Often in this space, we have said that longer-term, community-based substance abuse treatment should be one of the weapons in the arsenal for fighting the war against drugs.

Now the West Virginia Department of Military Affairs and Public Safety is organizing a pilot program to do just that.

Three area counties — Fayette, Raleigh and Mercer — are among the nine that will expand their effective substance abuse programs to offenders in the community.

Mercer Delegate John Shott calls it a “major step” in the right direction.

“Basically, it is intended to provide courts and judges with additional options to help treat people that need help,” Shott said.

Additional options. That falls right in line with what we have been saying for years.

The program arises from the Justice Reinvestment Act of 2013, a law proposed by Gov. Earl Ray Tomblin to reduce criminal recidivism while tackling inmate crowding in West Virginia’s prisons and jails.

It recommends increasing rehabilitation services for offenders who show a high risk for re-offending and a need for substance abuse treatment.

“This will be a coordinated effort between the court system and other programs that work with substance abuse,” Shott said.

Military Affairs and Public Safety Cabinet Secretary Joseph Thornton says programs offered in prisons are effective, but the lack of community-based services for offenders represents a significant gap.

The establishment of such community-based treatment opportunities promises to close that gap and offers offenders a better chance at being successful, law-abiding and productive members of society.

Prosecutors in some counties already offer short-term treatment programs, but they often end too soon.

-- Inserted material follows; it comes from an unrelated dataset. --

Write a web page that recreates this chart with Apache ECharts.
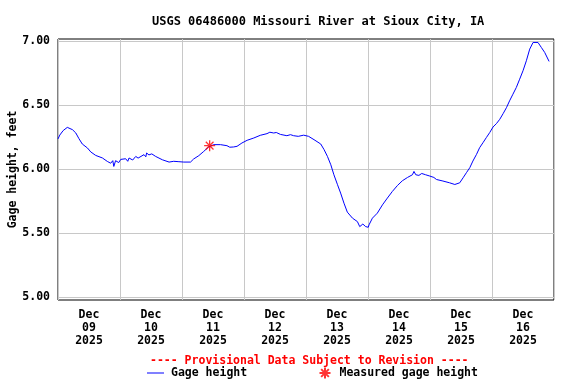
<!DOCTYPE html>
<html><head><meta charset="utf-8">
<script src="https://cdn.jsdelivr.net/npm/echarts@6/dist/echarts.min.js"></script>
<style>html,body{margin:0;padding:0;background:#fff}#c{width:576px;height:384px}</style>
</head><body><div id="c"></div>
<script>
// hours since 2025-12-09 00:00
const hours = [0,0.7,2,3.6,5.6,6.9,8.1,9.4,11.4,12.7,14.6,17.2,19.1,20.4,21.2,21.6,22.3,23.5,24.3,24.9,26.2,27.0,27.5,28.9,30.1,31.0,31.6,33.3,34.0,34.3,35.2,36.3,37.8,40.4,43.0,44.8,46.8,48.7,51.3,52.5,54.5,56.4,58.3,60.3,62.9,65.4,66.5,68.0,69.3,71.2,73.2,75.8,78.3,80.9,82.0,83.5,84.5,86.1,88.6,90.0,91.2,93.0,95.1,97.0,99.1,101.7,103.0,104.3,105.6,106.8,108.2,109.4,110.7,112.0,114.0,115.9,116.8,118.0,119.1,120.1,120.4,121.7,123.6,125.6,127.5,129.4,131.4,133.3,135.3,137.2,137.8,138.5,139.7,140.8,142.3,143.9,145.5,146.5,149.0,151.6,153.6,155.5,156.8,158.1,159.4,160.6,162.0,163.2,164.5,165.8,167.1,168.4,169.7,171.0,172.3,173.6,174.8,176.1,177.4,178.7,180.0,181.3,182.6,183.9,184.5,185.8,187.1,188.4,190.1];
const gage = [6.235,6.265,6.30,6.325,6.307,6.281,6.237,6.195,6.164,6.133,6.106,6.086,6.059,6.045,6.065,6.02,6.065,6.05,6.075,6.06,6.08,6.06,6.086,6.07,6.098,6.085,6.10,6.112,6.095,6.125,6.110,6.118,6.098,6.072,6.054,6.060,6.057,6.054,6.054,6.078,6.104,6.137,6.172,6.190,6.190,6.182,6.170,6.172,6.177,6.203,6.224,6.242,6.263,6.276,6.287,6.281,6.285,6.270,6.260,6.268,6.260,6.255,6.264,6.255,6.229,6.195,6.151,6.098,6.033,5.955,5.877,5.812,5.733,5.663,5.616,5.589,5.550,5.570,5.550,5.545,5.564,5.616,5.655,5.720,5.773,5.824,5.871,5.908,5.934,5.955,5.981,5.955,5.950,5.965,5.955,5.945,5.934,5.918,5.906,5.892,5.879,5.892,5.931,5.971,6.010,6.062,6.114,6.166,6.205,6.245,6.284,6.328,6.354,6.388,6.432,6.479,6.532,6.584,6.636,6.701,6.767,6.845,6.936,6.988,6.996,6.988,6.949,6.910,6.840];
const measuredHours = [58.7];
const measuredGage = [6.182];
const yTicks = [5.0, 5.5, 6.0, 6.5, 7.0];
const dayTicks = [12, 36, 60, 84, 108, 132, 156, 180];
const dayNames = ['09','10','11','12','13','14','15','16'];

const FONT = 'DejaVu Sans Mono';
const star = 'path://M0,5 L10,5 M5,0 L5,10 M1.5,1.5 L8.5,8.5 M8.5,1.5 L1.5,8.5';
const chart = echarts.init(document.getElementById('c'), null, {renderer:'canvas'});
chart.setOption({
  animation: false,
  backgroundColor: '#fff',
  title: [
    {text: 'USGS 06486000 Missouri River at Sioux City, IA', left: 147, top: 11,
     textStyle: {fontFamily: FONT, fontSize: 12, fontWeight: 'bold', color: '#000'}},
    {text: '---- Provisional Data Subject to Revision ----', left: 145, top: 350,
     textStyle: {fontFamily: FONT, fontSize: 11.5, fontWeight: 'bold', color: '#ff0000'}}
  ],
  legend: [
    {data: ['Gage height'], left: 142, top: 362, icon: 'rect', itemWidth: 17, itemHeight: 1,
     textStyle: {fontFamily: FONT, fontSize: 11.5, fontWeight: 'bold', color: '#000', padding:[0,0,0,2]}},
    {data: ['Measured gage height'], left: 312, top: 360, itemWidth: 11, itemHeight: 11,
     textStyle: {fontFamily: FONT, fontSize: 11.5, fontWeight: 'bold', color: '#000', padding:[0,0,0,4]}}
  ],
  grid: {left: 58, right: 22, top: 39, bottom: 84, outerBoundsMode: 'none', containLabel: false,
         show: true, borderColor: '#000', borderWidth: 1, backgroundColor: 'transparent'},
  xAxis: {
    type: 'value', min: 0, max: 192, interval: 24,
    axisLine: {show: false}, axisTick: {show: false},
    splitLine: {show: true, lineStyle: {color: '#c8c8c8', width: 1}},
    axisLabel: {
      customValues: dayTicks, margin: 9, lineHeight: 13,
      fontFamily: FONT, fontSize: 11.5, fontWeight: 'bold', color: '#000',
      formatter: v => 'Dec\n' + dayNames[dayTicks.indexOf(v)] + '\n2025'
    }
  },
  yAxis: {
    type: 'value', min: 4.977, max: 7.015,
    name: 'Gage height, feet', nameLocation: 'middle', nameGap: 39, nameRotate: 90, nameMoveOverlap: false,
    nameTextStyle: {fontFamily: FONT, fontSize: 11.5, fontWeight: 'bold', color: '#000'},
    axisLine: {show: false},
    axisTick: {show: false, customValues: yTicks},
    splitLine: {show: true, lineStyle: {color: '#c8c8c8', width: 1}},
    axisLabel: {customValues: yTicks, margin: 8, fontFamily: FONT, fontSize: 11.5, fontWeight: 'bold', color: '#000',
      formatter: v => v.toFixed(2)}
  },
  series: [
    {name: 'Gage height', type: 'line', data: hours.map((h, i) => [h, gage[i]]),
     symbol: 'none', lineStyle: {color: '#0000ff', width: 1}, itemStyle: {color: '#0000ff'}},
    {name: 'Measured gage height', type: 'scatter', data: measuredHours.map((h, i) => [h, measuredGage[i]]),
     symbol: star, symbolSize: 11, z: 5,
     itemStyle: {color: 'none', borderColor: '#ff0000', borderWidth: 1.3}}
  ]
});
</script></body></html>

At the request of Tomblin, $3 million in committed funding is budgeted for the current fiscal year, said Lawrence Messina, communications director for the West Virginia Department of Military Affairs and Public Safety. He said that as the word gets out about the pilot project, the state is hoping to hear from rehabilitation centers and agencies that wish to be involved in launching the program.

That is our hope as well. We believe that most people who have a substance abuse problem would rather get clean — and stay clean. This program will be a strong tool in making that a reality.